After his death, many of his fans were left wondering where his unreleased music currently is. This has become a question with no answer as many always pointed fingers at Weasel, who was his right hand man in accordance to music.
Up to this day, whenever an artiste releases music with a similar flow or lyrical arrangement to that of Radio’s, suspicion always points to Radio’s unreleased music hard drive being the source. Issues arose once again when Spice Diana released the song dubbed Regular. Netizen’s started raising their eyebrows in suspicion because it sounded a lot like Radio’s work even when it was written by Nince Henry.
This has turned into a trending topic after Spice Diana’s recent concert where Netizen’s listened to the song better and still made the same conclusion. As the song writer, Nince Henry broke his silence on the issue, on his Twitter page.
According to Nince Henry, Mozey Radio never even wanted to write music until 2013 when he was convinced to start selling songs from his catalogue to other people. He mentioned that he then put his songs out in different studios for artistes to listen and pick the songs of their choice.
“Mowzey never wanted to write songs for other people until 2013 when he was convinced to sell some of his then extra catalogue of demos to others. The late Mowzey told me he was excited to realize that people were paying real money for songwriting! So he put his songs in studios so artists would come, listen and pick their choice,” he said.

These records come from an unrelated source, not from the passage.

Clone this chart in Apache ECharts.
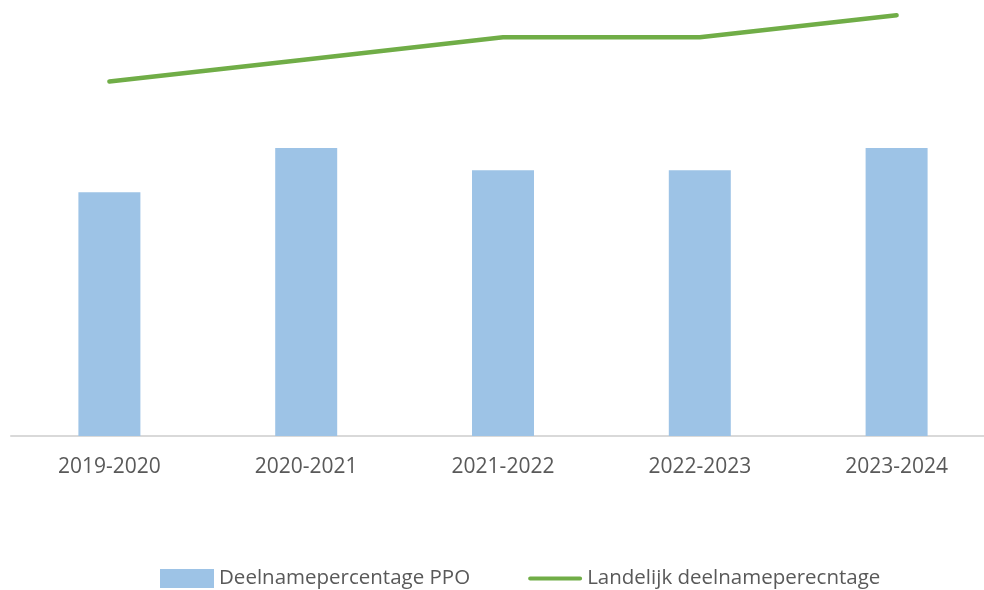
<!DOCTYPE html>
<html>
<head>
<meta charset="utf-8">
<script src="https://cdn.jsdelivr.net/npm/echarts@6/dist/echarts.min.js"></script>
<style>
  html, body { margin: 0; padding: 0; background: #fff; }
  #chart { width: 984px; height: 590px; }
</style>
</head>
<body>
<div id="chart"></div>
<script>
// data
const years = ['2019-2020', '2020-2021', '2021-2022', '2022-2023', '2023-2024']
const ppo = [55, 65, 60, 60, 65]
const landelijk = [80, 85, 90, 90, 95]

const font = "'Open Sans', 'Noto Sans', sans-serif"
// dikke lijn met ronde uiteinden voor de legenda
const lineIcon = 'path://M2.25,0 L57.75,0 A2.25,2.25 0 0 1 57.75,4.5 L2.25,4.5 A2.25,2.25 0 0 1 2.25,0 Z'

const myChart = echarts.init(document.getElementById('chart'))
myChart.setOption({
  animation: false,
  grid: {
    left: 11,
    width: 984,
    top: -7,
    bottom: 154,
    outerBoundsMode: 'none'
  },
  legend: {
    left: 155,
    top: 563,
    itemWidth: 54,
    itemHeight: 19,
    itemGap: 58,
    textStyle: { color: '#595959', fontSize: 20.5, fontFamily: font },
    data: [
      { name: 'Deelnamepercentage PPO', icon: 'rect' },
      { name: 'Landelijk deelnameperecntage', icon: lineIcon }
    ]
  },
  xAxis: {
    type: 'category',
    data: years,
    axisLine: { lineStyle: { color: '#d9d9d9', width: 2 } },
    axisTick: { show: false },
    axisLabel: { color: '#595959', fontSize: 21, fontFamily: font, margin: 21 }
  },
  yAxis: {
    type: 'value',
    min: 0,
    max: 100,
    show: false,
    splitLine: { show: false }
  },
  series: [
    {
      name: 'Deelnamepercentage PPO',
      type: 'bar',
      data: ppo,
      barWidth: '31.5%',
      itemStyle: { color: '#9dc3e6' }
    },
    {
      name: 'Landelijk deelnameperecntage',
      type: 'line',
      data: landelijk,
      symbol: 'none',
      lineStyle: { color: '#70ad47', width: 4.5, cap: 'round', join: 'round' },
      itemStyle: { color: '#70ad47' },
      z: 3
    }
  ]
})
</script>
</body>
</html>
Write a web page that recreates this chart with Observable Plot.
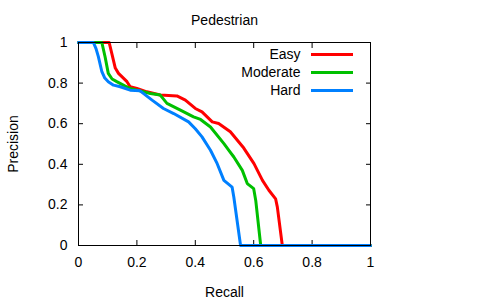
<!DOCTYPE html>
<html>
<head>
<meta charset="utf-8">
<script src="https://cdn.jsdelivr.net/npm/d3@7"></script>
<script src="https://cdn.jsdelivr.net/npm/@observablehq/plot@0.6"></script>
<style>
  html, body { margin: 0; padding: 0; background: #fff; }
</style>
</head>
<body>
<div id="chart"></div>
<script>
const title = "Pedestrian";
const xLabel = "Recall";
const yLabel = "Precision";
const xTicks = [0, 0.2, 0.4, 0.6, 0.8, 1];
const yTicks = [0, 0.2, 0.4, 0.6, 0.8, 1];
const seriesNames = ["Easy", "Moderate", "Hard"];
const seriesColors = ["#ff0000", "#00c000", "#0080ff"];

const easyRecall = [0, 0.105, 0.115, 0.126, 0.137, 0.166, 0.177, 0.2, 0.234, 0.28, 0.337, 0.366, 0.4, 0.423, 0.458, 0.48, 0.52, 0.566, 0.601, 0.63, 0.652, 0.675, 0.681, 0.698, 1];
const easyPrecision = [1, 1, 0.94, 0.874, 0.848, 0.807, 0.782, 0.774, 0.757, 0.741, 0.737, 0.716, 0.675, 0.658, 0.609, 0.601, 0.56, 0.48, 0.403, 0.321, 0.272, 0.23, 0.189, 0, 0];

const moderateRecall = [0, 0.08, 0.091, 0.102, 0.115, 0.131, 0.16, 0.177, 0.246, 0.28, 0.303, 0.349, 0.394, 0.418, 0.452, 0.498, 0.515, 0.532, 0.561, 0.578, 0.6, 0.607, 0.624, 1];
const moderatePrecision = [1, 1, 0.93, 0.848, 0.82, 0.807, 0.785, 0.774, 0.749, 0.741, 0.70, 0.667, 0.634, 0.621, 0.584, 0.502, 0.469, 0.436, 0.37, 0.305, 0.28, 0.222, 0, 0];

const hardRecall = [0, 0.051, 0.06, 0.068, 0.08, 0.09, 0.102, 0.12, 0.143, 0.177, 0.211, 0.252, 0.291, 0.326, 0.377, 0.40, 0.423, 0.452, 0.475, 0.498, 0.526, 0.532, 0.555, 1];
const hardPrecision = [1, 1, 0.97, 0.93, 0.856, 0.825, 0.807, 0.79, 0.782, 0.765, 0.762, 0.716, 0.675, 0.65, 0.609, 0.575, 0.535, 0.469, 0.403, 0.321, 0.288, 0.238, 0, 0];

const recalls = [easyRecall, moderateRecall, hardRecall];
const precisions = [easyPrecision, moderatePrecision, hardPrecision];

const data = seriesNames.flatMap((name, s) =>
  recalls[s].map((r, i) => ({series: name, recall: r, precision: precisions[s][i]}))
);

const font = "'Liberation Sans', Arial, Helvetica, sans-serif";

const legendMarks = seriesNames.flatMap((name, i) => [
  Plot.text([name], {
    text: d => d, frameAnchor: "top-right", textAnchor: "end", lineAnchor: "middle",
    dx: -70, dy: 12 + 18 * i, fontSize: 14, fill: "#000"
  }),
  Plot.ruleY([1], {
    stroke: seriesColors[i], strokeWidth: 3,
    insetLeft: 233, insetRight: 17, dy: 12 + 18 * i
  })
]);

const chart = Plot.plot({
  width: 480,
  height: 303,
  marginLeft: 78,
  marginRight: 110,
  marginTop: 42,
  marginBottom: 58,
  style: {fontFamily: font, fontSize: "14px", background: "#fff", color: "#000"},
  x: {domain: [0, 1]},
  y: {domain: [0, 1]},
  color: {domain: seriesNames, range: seriesColors},
  marks: [
    Plot.axisX({ticks: xTicks, tickSize: -5, tickFormat: () => "", label: null}),
    Plot.axisX({ticks: xTicks, anchor: "top", tickSize: -5, tickFormat: () => "", label: null}),
    Plot.axisY({ticks: yTicks, tickSize: -5, tickFormat: () => "", label: null}),
    Plot.axisY({ticks: yTicks, anchor: "right", tickSize: -5, tickFormat: () => "", label: null}),
    Plot.axisX({ticks: xTicks, tickSize: 0, tickPadding: 12, tickFormat: d => String(d),
      label: xLabel, labelAnchor: "center", labelArrow: "none", labelOffset: 51, fontSize: 14}),
    Plot.axisY({ticks: yTicks, tickSize: 0, tickPadding: 11, tickFormat: d => String(d),
      label: yLabel, labelAnchor: "center", labelArrow: "none", labelOffset: 70, fontSize: 14}),
    Plot.line(data, {x: "recall", y: "precision", z: "series", stroke: "series", strokeWidth: 3, curve: "linear"}),
    Plot.frame({stroke: "#000", strokeWidth: 1}),
    Plot.text([title], {text: d => d, frameAnchor: "top", dy: -27, fontSize: 14, fill: "#000"}),
    ...legendMarks
  ]
});

document.getElementById("chart").appendChild(chart);
</script>
</body>
</html>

Nince however made a revelation that most artistes that bought Radio’s music were terrified to release it following his death and they also feared because of the news that was going around about Radio’s stolen hard drive
“Most artistes who bought Mowzey’s songs never released them after his death. Some either kept them on demos or just failed to execute them. Plus the issue of who had Mowzey’s drive scared many,” he added.